§ The exercise:
Omit every picture and return the rest of the data unaltered.

§ Given material:
============
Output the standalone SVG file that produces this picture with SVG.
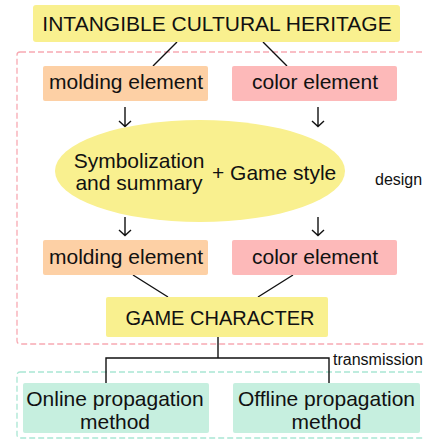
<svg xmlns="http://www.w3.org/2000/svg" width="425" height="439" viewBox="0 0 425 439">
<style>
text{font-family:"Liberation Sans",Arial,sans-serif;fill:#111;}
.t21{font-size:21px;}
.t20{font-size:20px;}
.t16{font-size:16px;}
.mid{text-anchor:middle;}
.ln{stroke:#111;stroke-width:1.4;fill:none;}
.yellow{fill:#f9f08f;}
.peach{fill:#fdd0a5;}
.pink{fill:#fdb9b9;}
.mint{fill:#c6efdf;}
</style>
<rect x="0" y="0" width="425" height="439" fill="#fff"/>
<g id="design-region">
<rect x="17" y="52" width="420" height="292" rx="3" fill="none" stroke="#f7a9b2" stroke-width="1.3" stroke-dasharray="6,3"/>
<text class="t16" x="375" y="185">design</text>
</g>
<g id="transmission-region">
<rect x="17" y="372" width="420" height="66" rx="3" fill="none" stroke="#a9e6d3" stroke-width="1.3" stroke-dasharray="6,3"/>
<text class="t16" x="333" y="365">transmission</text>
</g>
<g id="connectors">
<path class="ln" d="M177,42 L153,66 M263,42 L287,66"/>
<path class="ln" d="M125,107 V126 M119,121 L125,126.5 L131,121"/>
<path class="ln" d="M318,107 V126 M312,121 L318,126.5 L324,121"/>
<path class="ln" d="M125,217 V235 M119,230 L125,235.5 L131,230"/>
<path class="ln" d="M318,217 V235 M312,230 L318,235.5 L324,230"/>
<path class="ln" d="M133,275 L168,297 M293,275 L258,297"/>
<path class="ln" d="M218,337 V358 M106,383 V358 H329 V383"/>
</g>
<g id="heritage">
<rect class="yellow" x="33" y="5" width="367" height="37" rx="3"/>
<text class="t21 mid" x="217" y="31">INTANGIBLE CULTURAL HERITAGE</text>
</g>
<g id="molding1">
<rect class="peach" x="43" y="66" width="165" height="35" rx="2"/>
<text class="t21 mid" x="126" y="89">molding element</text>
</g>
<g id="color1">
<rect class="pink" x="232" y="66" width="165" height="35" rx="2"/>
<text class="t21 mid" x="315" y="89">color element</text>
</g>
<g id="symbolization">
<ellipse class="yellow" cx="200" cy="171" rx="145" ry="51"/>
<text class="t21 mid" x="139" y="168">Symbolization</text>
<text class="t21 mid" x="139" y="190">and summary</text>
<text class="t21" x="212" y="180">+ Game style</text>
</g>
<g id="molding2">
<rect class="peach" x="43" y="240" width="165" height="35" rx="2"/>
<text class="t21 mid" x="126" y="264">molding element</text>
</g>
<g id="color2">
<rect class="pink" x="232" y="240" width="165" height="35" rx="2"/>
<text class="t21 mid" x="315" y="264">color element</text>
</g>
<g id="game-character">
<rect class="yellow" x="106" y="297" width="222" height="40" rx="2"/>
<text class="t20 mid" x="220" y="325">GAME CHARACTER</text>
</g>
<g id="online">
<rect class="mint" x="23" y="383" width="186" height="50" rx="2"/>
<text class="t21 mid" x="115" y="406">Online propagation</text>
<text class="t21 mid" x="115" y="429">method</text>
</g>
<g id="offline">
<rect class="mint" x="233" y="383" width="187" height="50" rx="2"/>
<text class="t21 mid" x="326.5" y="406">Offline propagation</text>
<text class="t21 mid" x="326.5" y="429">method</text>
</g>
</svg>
============
§ Complete answer:
Output the standalone SVG file that produces this picture with SVG.
<svg xmlns="http://www.w3.org/2000/svg" width="425" height="439" viewBox="0 0 425 439">
<style>
text{font-family:"Liberation Sans",Arial,sans-serif;fill:#111;}
.t21{font-size:21px;}
.t20{font-size:20px;}
.t16{font-size:16px;}
.mid{text-anchor:middle;}
.ln{stroke:#111;stroke-width:1.4;fill:none;}
.yellow{fill:#f9f08f;}
.peach{fill:#fdd0a5;}
.pink{fill:#fdb9b9;}
.mint{fill:#c6efdf;}
</style>
<rect x="0" y="0" width="425" height="439" fill="#fff"/>
<g id="design-region">
<rect x="17" y="52" width="420" height="292" rx="3" fill="none" stroke="#f7a9b2" stroke-width="1.3" stroke-dasharray="6,3"/>
<text class="t16" x="375" y="185">design</text>
</g>
<g id="transmission-region">
<rect x="17" y="372" width="420" height="66" rx="3" fill="none" stroke="#a9e6d3" stroke-width="1.3" stroke-dasharray="6,3"/>
<text class="t16" x="333" y="365">transmission</text>
</g>
<g id="connectors">
<path class="ln" d="M177,42 L153,66 M263,42 L287,66"/>
<path class="ln" d="M125,107 V126 M119,121 L125,126.5 L131,121"/>
<path class="ln" d="M318,107 V126 M312,121 L318,126.5 L324,121"/>
<path class="ln" d="M125,217 V235 M119,230 L125,235.5 L131,230"/>
<path class="ln" d="M318,217 V235 M312,230 L318,235.5 L324,230"/>
<path class="ln" d="M133,275 L168,297 M293,275 L258,297"/>
<path class="ln" d="M218,337 V358 M106,383 V358 H329 V383"/>
</g>
<g id="heritage">
<rect class="yellow" x="33" y="5" width="367" height="37" rx="3"/>
<text class="t21 mid" x="217" y="31">INTANGIBLE CULTURAL HERITAGE</text>
</g>
<g id="molding1">
<rect class="peach" x="43" y="66" width="165" height="35" rx="2"/>
<text class="t21 mid" x="126" y="89">molding element</text>
</g>
<g id="color1">
<rect class="pink" x="232" y="66" width="165" height="35" rx="2"/>
<text class="t21 mid" x="315" y="89">color element</text>
</g>
<g id="symbolization">
<ellipse class="yellow" cx="200" cy="171" rx="145" ry="51"/>
<text class="t21 mid" x="139" y="168">Symbolization</text>
<text class="t21 mid" x="139" y="190">and summary</text>
<text class="t21" x="212" y="180">+ Game style</text>
</g>
<g id="molding2">
<rect class="peach" x="43" y="240" width="165" height="35" rx="2"/>
<text class="t21 mid" x="126" y="264">molding element</text>
</g>
<g id="color2">
<rect class="pink" x="232" y="240" width="165" height="35" rx="2"/>
<text class="t21 mid" x="315" y="264">color element</text>
</g>
<g id="game-character">
<rect class="yellow" x="106" y="297" width="222" height="40" rx="2"/>
<text class="t20 mid" x="220" y="325">GAME CHARACTER</text>
</g>
<g id="online">
<rect class="mint" x="23" y="383" width="186" height="50" rx="2"/>
<text class="t21 mid" x="115" y="406">Online propagation</text>
<text class="t21 mid" x="115" y="429">method</text>
</g>
<g id="offline">
<rect class="mint" x="233" y="383" width="187" height="50" rx="2"/>
<text class="t21 mid" x="326.5" y="406">Offline propagation</text>
<text class="t21 mid" x="326.5" y="429">method</text>
</g>
</svg>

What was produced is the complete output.